Given a fixed spectral resolution, what is the minimum detectable redshift? Given an spectral resolution $R$ (for example $R=1000$), what is the minimum redshift which I can measure? How is this related to the minimum velocity among galaxies? If this velocity is related with the galaxies' peculiar velocities, could I distinguish isolated galaxies from galaxies in overdensities?
I know that $R= \lambda/\Delta\lambda$, but from here I'm getting nowhere.
Any advice or help would be appreciated.
 A: Your question isn't answerable with the parameters you have defined.
The minimum discernable redshift depends on the resolving power of the spectrograph, the stability of the spectrograph (let's ignore that), how well it is wavelength calibrated, the signal-to-noise ratio of the spectrum, and the spectrum of the galaxy (in particular, the nature of the features in the spectrum from which the redshift are measured).

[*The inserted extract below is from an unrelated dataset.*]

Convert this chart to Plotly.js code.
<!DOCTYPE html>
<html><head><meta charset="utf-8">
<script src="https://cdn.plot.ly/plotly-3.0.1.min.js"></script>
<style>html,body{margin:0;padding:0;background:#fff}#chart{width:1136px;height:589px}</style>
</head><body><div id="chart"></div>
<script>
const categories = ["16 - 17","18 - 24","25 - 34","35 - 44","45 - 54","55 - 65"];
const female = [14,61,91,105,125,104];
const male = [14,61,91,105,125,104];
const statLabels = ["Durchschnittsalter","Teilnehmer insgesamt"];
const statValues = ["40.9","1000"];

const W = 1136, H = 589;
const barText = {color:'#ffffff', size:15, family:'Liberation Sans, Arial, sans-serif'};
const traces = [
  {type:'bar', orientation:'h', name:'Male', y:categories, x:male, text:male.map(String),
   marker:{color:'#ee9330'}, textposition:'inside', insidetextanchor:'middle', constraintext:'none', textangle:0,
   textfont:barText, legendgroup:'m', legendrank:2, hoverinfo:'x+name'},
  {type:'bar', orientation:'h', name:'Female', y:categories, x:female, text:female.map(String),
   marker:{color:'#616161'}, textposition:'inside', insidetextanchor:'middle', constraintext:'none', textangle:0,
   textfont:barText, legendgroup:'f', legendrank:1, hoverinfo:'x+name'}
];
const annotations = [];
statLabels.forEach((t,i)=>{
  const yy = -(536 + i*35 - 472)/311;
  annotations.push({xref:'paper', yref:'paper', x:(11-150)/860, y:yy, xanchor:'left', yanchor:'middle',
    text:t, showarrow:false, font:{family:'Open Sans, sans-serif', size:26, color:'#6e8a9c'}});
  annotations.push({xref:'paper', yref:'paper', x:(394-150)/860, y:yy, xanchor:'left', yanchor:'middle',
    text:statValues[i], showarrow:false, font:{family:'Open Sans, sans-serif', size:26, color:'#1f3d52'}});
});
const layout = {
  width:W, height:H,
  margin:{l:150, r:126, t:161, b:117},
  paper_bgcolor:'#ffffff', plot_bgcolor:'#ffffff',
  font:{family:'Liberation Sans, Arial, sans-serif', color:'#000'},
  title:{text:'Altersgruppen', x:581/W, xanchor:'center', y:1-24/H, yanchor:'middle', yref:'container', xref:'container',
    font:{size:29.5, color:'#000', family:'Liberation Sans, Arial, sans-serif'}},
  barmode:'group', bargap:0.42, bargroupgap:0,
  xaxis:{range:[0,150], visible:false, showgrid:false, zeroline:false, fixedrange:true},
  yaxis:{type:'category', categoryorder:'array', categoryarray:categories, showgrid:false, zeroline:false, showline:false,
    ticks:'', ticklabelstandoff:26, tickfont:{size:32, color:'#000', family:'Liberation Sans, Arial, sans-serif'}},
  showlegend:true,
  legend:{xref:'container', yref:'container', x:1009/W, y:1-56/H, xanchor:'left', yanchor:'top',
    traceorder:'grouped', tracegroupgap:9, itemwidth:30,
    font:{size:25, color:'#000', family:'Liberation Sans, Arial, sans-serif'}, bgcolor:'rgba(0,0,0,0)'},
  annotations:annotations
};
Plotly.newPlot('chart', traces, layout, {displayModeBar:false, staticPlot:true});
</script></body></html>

I can give you a rule of thumb based on measurements of stellar spectra - which is that it is very hard to do better than about a twentieth of a resolution element without adopting special techniques (like iodine cells etc).
For a resolving power of 1000, the resolution element in velocity units is 300 km/s, so the smallest possible redshift you could find would be about 15 km/s, which corresponds to $z = 5\times 10^{-5}$.

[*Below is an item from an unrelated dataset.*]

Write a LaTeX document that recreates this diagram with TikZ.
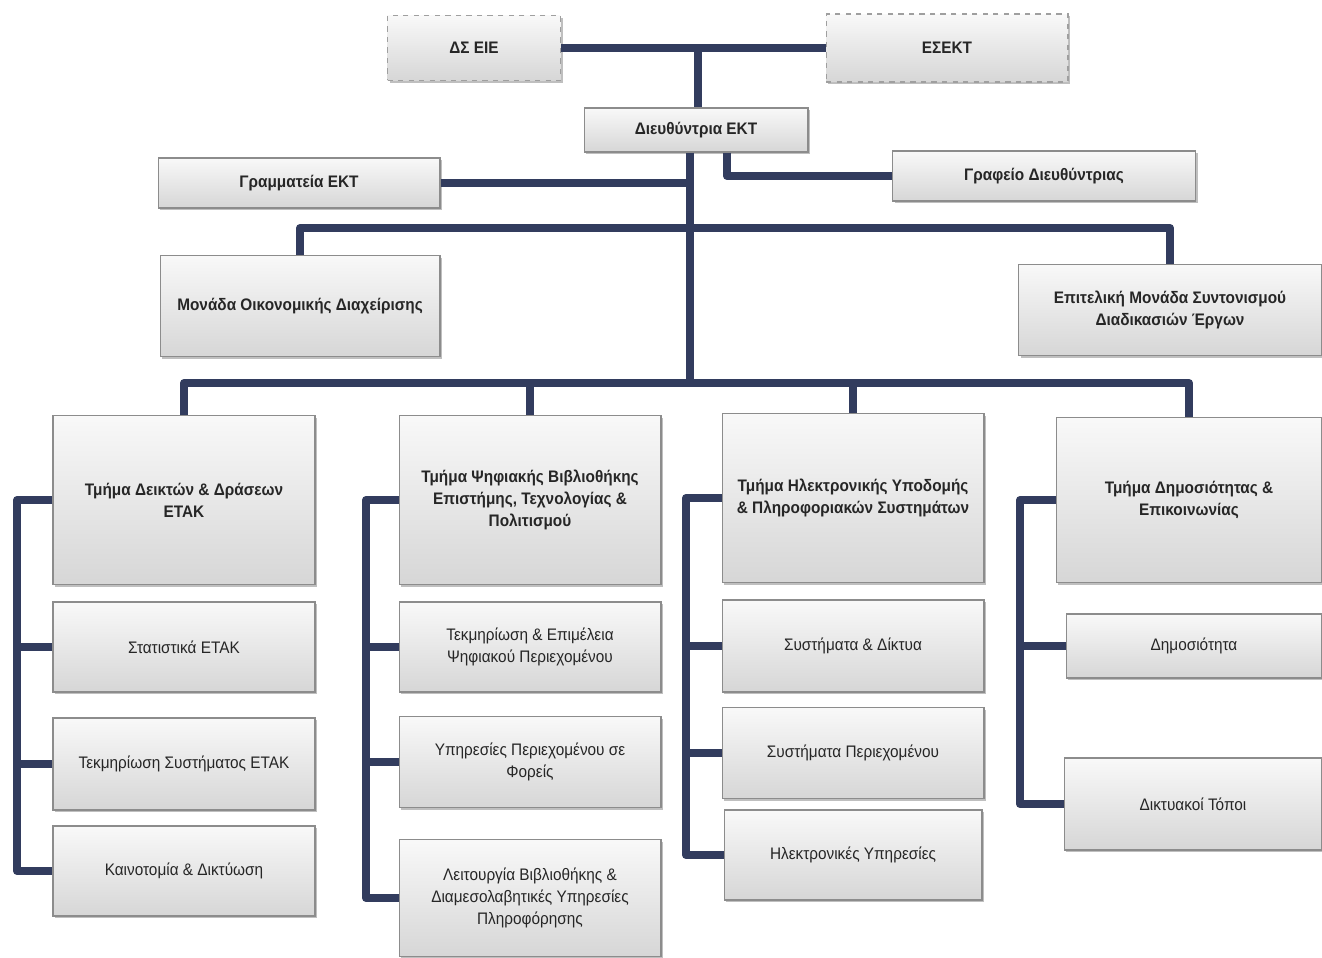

I stress that this assumes you have an extremely stable, well-calibrated spectrograph and very high signal-to-noise on a galaxy with plenty of sharp spectral features. If any of these conditions are not met then you will do worse.
However, that isn't what limits your ability to detect a small cosmological redshift. The limit is not due to your detection technology, but because cosmological redshift and Doppler shift due to a peculiar velocity are indistinguishable. Since peculiar velocities within groups and clusters of galaxies can be hundreds of km/s, the minimum redshift you can attribute to cosmological expansion is around 1000 km/s and even then will have a large fractional uncertainty. Given a Hubble constant of 70 km/s / Mpc, this means you are limited to galaxies more distant than 12 Mpc or so.
Hence your resolving power is fine to resolve the internal motions of galaxy groups and clusters.